When using PCA what are the principal components?
PCA identifies the axis that accounts for the largest amount of variance in the training set. This axis would be our 1th principal component (PC). The algorithm then proceeds to find the second axis, orthogonal to the first one, with the highest variance. That would be our 2th PC. The algorithm then proceeds to the third one and so on.
How do you find the principal components (PC) when using PCA?
We need to apply a standard matrix factorization technique called singular value decomposition (SVD) that can decompose the training set matrix X into the matrix multiplication of three matrices:
X = UΣVT
Where V contains the unit vectors that define all the principal components that we are looking for.
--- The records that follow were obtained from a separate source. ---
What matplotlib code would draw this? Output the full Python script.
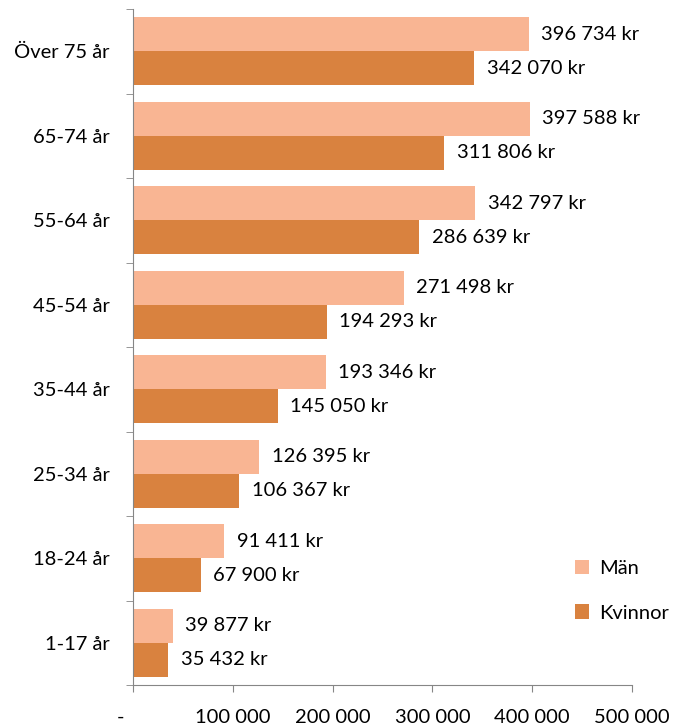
import numpy as np
import matplotlib.pyplot as plt
from matplotlib.transforms import ScaledTranslation

categories = ["Över 75 år", "65-74 år", "55-64 år", "45-54 år",
              "35-44 år", "25-34 år", "18-24 år", "1-17 år"]
man = [396734, 397588, 342797, 271498, 193346, 126395, 91411, 39877]
kvinnor = [342070, 311806, 286639, 194293, 145050, 106367, 67900, 35432]
xticks = [0, 100000, 200000, 300000, 400000, 500000]
xticklabels = ["-", "100 000", "200 000", "300 000", "400 000", "500 000"]

col_man = "#F9B593"
col_kv = "#D9823F"
axis_col = "#868686"

plt.rcParams['font.family'] = ['Lato', 'DejaVu Sans']


def fmt(v):
    return "{:,}".format(v).replace(",", " ") + " kr"


fig = plt.figure(figsize=(6.86, 7.25), dpi=100)
ax = fig.add_axes([133 / 686, 40 / 725, (632 - 133) / 686, (685 - 9) / 725])

n = len(categories)
y = np.arange(n)[::-1]  # top category first
h = 0.4
ax.barh(y + h / 2, man, height=h, color=col_man, label="Män")
ax.barh(y - h / 2, kvinnor, height=h, color=col_kv, label="Kvinnor")

for yi, m, k in zip(y, man, kvinnor):
    ax.annotate(fmt(m), (m, yi + h / 2), xytext=(9, 0), textcoords="offset points",
                va="center", ha="left", fontsize=14.5, color="black")
    ax.annotate(fmt(k), (k, yi - h / 2), xytext=(9, 0), textcoords="offset points",
                va="center", ha="left", fontsize=14.5, color="black")

ax.set_xlim(0, 500000)
ax.set_ylim(-0.5, n - 0.5)

ax.set_xticks(xticks)
ax.set_xticklabels(xticklabels, fontsize=14.5)
ax.set_yticks(y)
ax.set_yticklabels(categories, fontsize=14.5)
ax.set_yticks(np.arange(n + 1) - 0.5, minor=True)

ax.tick_params(axis="y", which="major", length=0, pad=17)
ax.tick_params(axis="y", which="minor", length=5, color=axis_col, direction="out")
ax.tick_params(axis="x", length=5, color=axis_col, direction="out", pad=12)

# the "-" zero label sits a bit left of the axis, like Excel's accounting format
lab0 = ax.get_xticklabels()[0]
lab0.set_transform(lab0.get_transform() + ScaledTranslation(-13 / 100, 0, fig.dpi_scale_trans))

for s in ["top", "right"]:
    ax.spines[s].set_visible(False)
for s in ["left", "bottom"]:
    ax.spines[s].set_color(axis_col)

ax.legend(loc="lower right", bbox_to_anchor=(1.11, 0.067), frameon=False,
          fontsize=14.5, handlelength=0.7, handleheight=0.7, labelspacing=1.35,
          handletextpad=0.5)

fig.savefig("out.png", dpi=100)
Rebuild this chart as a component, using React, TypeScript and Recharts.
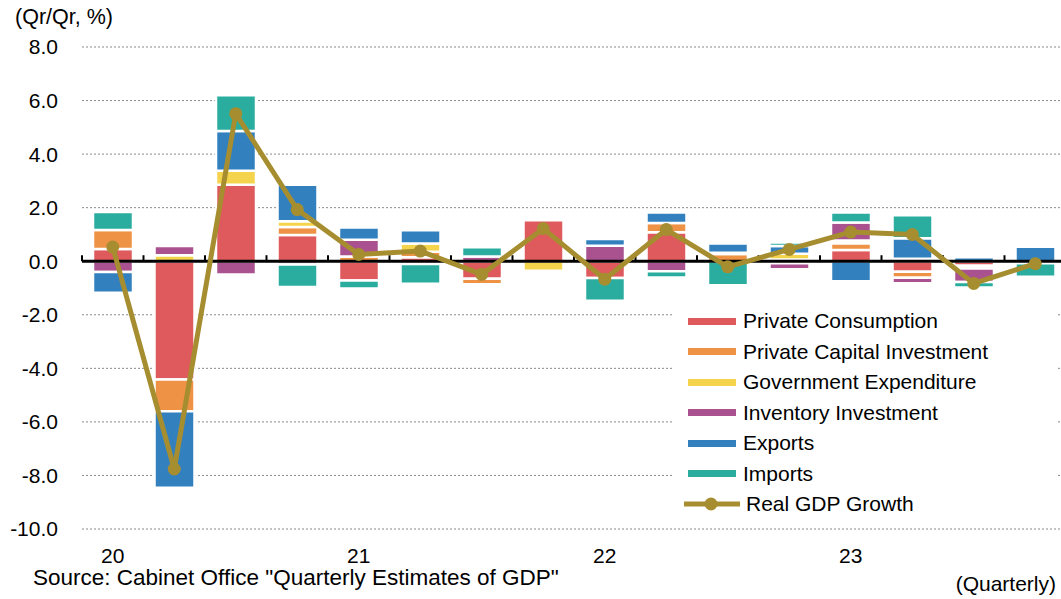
import React from 'react';
import { ComposedChart, Bar, Line, XAxis, YAxis, CartesianGrid, ReferenceLine } from 'recharts';

const quarters = [
  '2020Q1', '2020Q2', '2020Q3', '2020Q4',
  '2021Q1', '2021Q2', '2021Q3', '2021Q4',
  '2022Q1', '2022Q2', '2022Q3', '2022Q4',
  '2023Q1', '2023Q2', '2023Q3', '2023Q4',
];

const privateConsumption = [0.46, -4.42, 2.86, 0.98, -0.72, 0.15, -0.65, 1.53, -0.63, 1.08, 0, 0.06, 0.42, -0.39, -0.17, -0.08];
const privateCapitalInvestment = [0.71, -1.18, 0, 0.3, 0.18, 0.2, -0.21, 0, 0, 0.35, 0.27, -0.08, 0.25, -0.23, -0.1, 0];
const governmentExpenditure = [0, 0.22, 0.52, 0.21, 0, 0.31, 0, -0.36, 0, 0, 0.05, 0.22, 0.1, 0.09, 0, 0];
const inventoryInvestment = [-0.4, 0.35, -0.5, -0.12, 0.62, -0.1, 0.18, 0, 0.58, -0.37, 0, -0.22, 0.68, -0.2, -0.51, 0];
const exportsContribution = [-0.78, -2.86, 1.48, 1.37, 0.46, 0.5, 0, 0, 0.25, 0.39, 0.34, 0.29, -0.75, 0.77, 0.15, 0.54];
const importsContribution = [0.67, 0, 1.34, -0.84, -0.3, -0.74, 0.34, 0, -0.85, -0.24, -0.9, 0.13, 0.37, 0.86, -0.2, -0.5];
const realGdpGrowth = [0.53, -7.76, 5.51, 1.93, 0.25, 0.38, -0.49, 1.22, -0.67, 1.18, -0.21, 0.44, 1.09, 1.0, -0.83, -0.09];

const yTicks = [8, 6, 4, 2, 0, -2, -4, -6, -8, -10];

const series = [
  { key: 'pc', name: 'Private Consumption', color: '#DE5A5C', values: privateConsumption },
  { key: 'pci', name: 'Private Capital Investment', color: '#EE9245', values: privateCapitalInvestment },
  { key: 'gov', name: 'Government Expenditure', color: '#F3D44C', values: governmentExpenditure },
  { key: 'inv', name: 'Inventory Investment', color: '#A9528F', values: inventoryInvestment },
  { key: 'exp', name: 'Exports', color: '#3380BF', values: exportsContribution },
  { key: 'imp', name: 'Imports', color: '#2AAD9F', values: importsContribution },
];
const gdpSeries = { key: 'gdp', name: 'Real GDP Growth', color: '#A68E30' };

const data = quarters.map((q, i) => {
  const row: Record<string, any> = { q, gdp: realGdpGrowth[i] };
  series.forEach((s) => {
    row[s.key] = s.values[i];
  });
  return row;
});

const FONT = '"Liberation Sans", Arial, Helvetica, sans-serif';

// zero axis line with small upward tick marks at each category boundary
function ZeroAxis(props: any) {
  const { x1, x2, y1 } = props;
  const n = quarters.length;
  const step = (x2 - x1) / n;
  const ticks = [];
  for (let i = 0; i <= n; i++) {
    const x = x1 + i * step;
    ticks.push(<line key={i} x1={x} x2={x} y1={y1} y2={y1 - 6} stroke="#000" strokeWidth={2} />);
  }
  return (
    <g>
      <line x1={x1} x2={x2} y1={y1} y2={y1} stroke="#000" strokeWidth={3} />
      {ticks}
    </g>
  );
}

function LegendBox() {
  return (
    <div
      style={{
        position: 'absolute',
        left: 672,
        top: 306,
        width: 384,
        height: 216,
        background: '#fff',
        fontFamily: FONT,
        fontSize: 21,
        color: '#000',
      }}
    >
      {series.map((s) => (
        <div key={s.key} style={{ height: 30.5, display: 'flex', alignItems: 'center' }}>
          <div
            style={{
              marginLeft: 16,
              width: 48,
              height: 7,
              background: s.color,
              marginRight: 7,
            }}
          />
          <span style={{ whiteSpace: 'nowrap' }}>{s.name}</span>
        </div>
      ))}
      <div style={{ height: 30.5, display: 'flex', alignItems: 'center' }}>
        <svg width={60} height={16} style={{ marginLeft: 11, marginRight: 3 }}>
          <line x1={1} y1={8} x2={57} y2={8} stroke={gdpSeries.color} strokeWidth={5} />
          <circle cx={28} cy={8} r={6.5} fill={gdpSeries.color} />
        </svg>
        <span style={{ whiteSpace: 'nowrap' }}>{gdpSeries.name}</span>
      </div>
    </div>
  );
}

export default function App() {
  return (
    <div
      style={{
        position: 'absolute',
        left: 0,
        top: 0,
        width: 1061,
        height: 599,
        overflow: 'hidden',
        background: '#fff',
        fontFamily: FONT,
      }}
    >
      <ComposedChart
        width={1070}
        height={599}
        data={data}
        stackOffset="sign"
        margin={{ top: 47, right: 4, bottom: 30, left: 0 }}
      >
        <CartesianGrid vertical={false} stroke="#8a8a8a" strokeDasharray="2 2" />
        <XAxis
          dataKey="q"
          height={40}
          axisLine={false}
          tickLine={false}
          tickSize={0}
          tickMargin={19}
          interval={0}
          tick={{ fill: '#000', fontSize: 21, fontFamily: FONT }}
          tickFormatter={(v: string) => (v.endsWith('Q1') ? v.slice(2, 4) : '')}
        />
        <YAxis
          width={82}
          domain={[-10, 8]}
          ticks={yTicks}
          interval={0}
          axisLine={false}
          tickLine={false}
          tickSize={0}
          tickMargin={24}
          tick={{ fill: '#000', fontSize: 21, fontFamily: FONT }}
          tickFormatter={(v: number) => v.toFixed(1)}
        />
        {series.map((s) => (
          <Bar
            key={s.key}
            dataKey={s.key}
            name={s.name}
            stackId="contrib"
            fill={s.color}
            stroke="#fff"
            strokeWidth={2.5}
            barSize={40}
            isAnimationActive={false}
          />
        ))}
        <ReferenceLine y={0} stroke="#000" strokeWidth={3} zIndex={350} shape={ZeroAxis} />
        <Line
          dataKey="gdp"
          name={gdpSeries.name}
          type="linear"
          stroke={gdpSeries.color}
          strokeWidth={5}
          dot={{ r: 6.5, fill: gdpSeries.color, stroke: gdpSeries.color, strokeWidth: 0 }}
          activeDot={false}
          isAnimationActive={false}
          zIndex={450}
        />
      </ComposedChart>
      <LegendBox />
      <div style={{ position: 'absolute', left: 15, top: 7, fontSize: 21.5, lineHeight: '21px', whiteSpace: 'nowrap' }}>
        (Qr/Qr, %)
      </div>
      <div style={{ position: 'absolute', left: 33, top: 567, fontSize: 22.5, lineHeight: '22px', whiteSpace: 'nowrap' }}>
        Source: Cabinet Office "Quarterly Estimates of GDP"
      </div>
      <div style={{ position: 'absolute', right: 5, top: 573, fontSize: 21, lineHeight: '21px', whiteSpace: 'nowrap' }}>
        (Quarterly)
      </div>
    </div>
  );
}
When using PCA, once you used the singular value decomposition:
X = UΣVT
How do you project down the data to d dimensions?
Xd-proj = XWd
Where Xd-proj is the reduced dataset of dimensionality d, X is the original dataset ,and Wd is defined as the matrix containing the first d columns of V. In other words, Wd contain the orthogonal vectors that induce the lowest reduction in the variance.
note in sklearn pca.explained_variance_ratio tell you the amount of variance contain in each orthogonal axis.
What is locally linear embedding (LLE), and how does it work?
It is a manifold learning technique that does not rely on projections.LLE begins by:
1) finding a set of the nearest neighbors of each point.
2) It then computes a set of weights for each point that best describes the point as a linear combination of its neighbors.
3) Finally, it uses an eigenvector-based optimization technique to find the low-dimensional embedding of points, such that each point is still described with the same linear combination of its neighbors.
Note: LLE tends to handle non-uniform sample densities poorly because there is no fixed unit to prevent the weights from drifting as various regions differ in sample densities.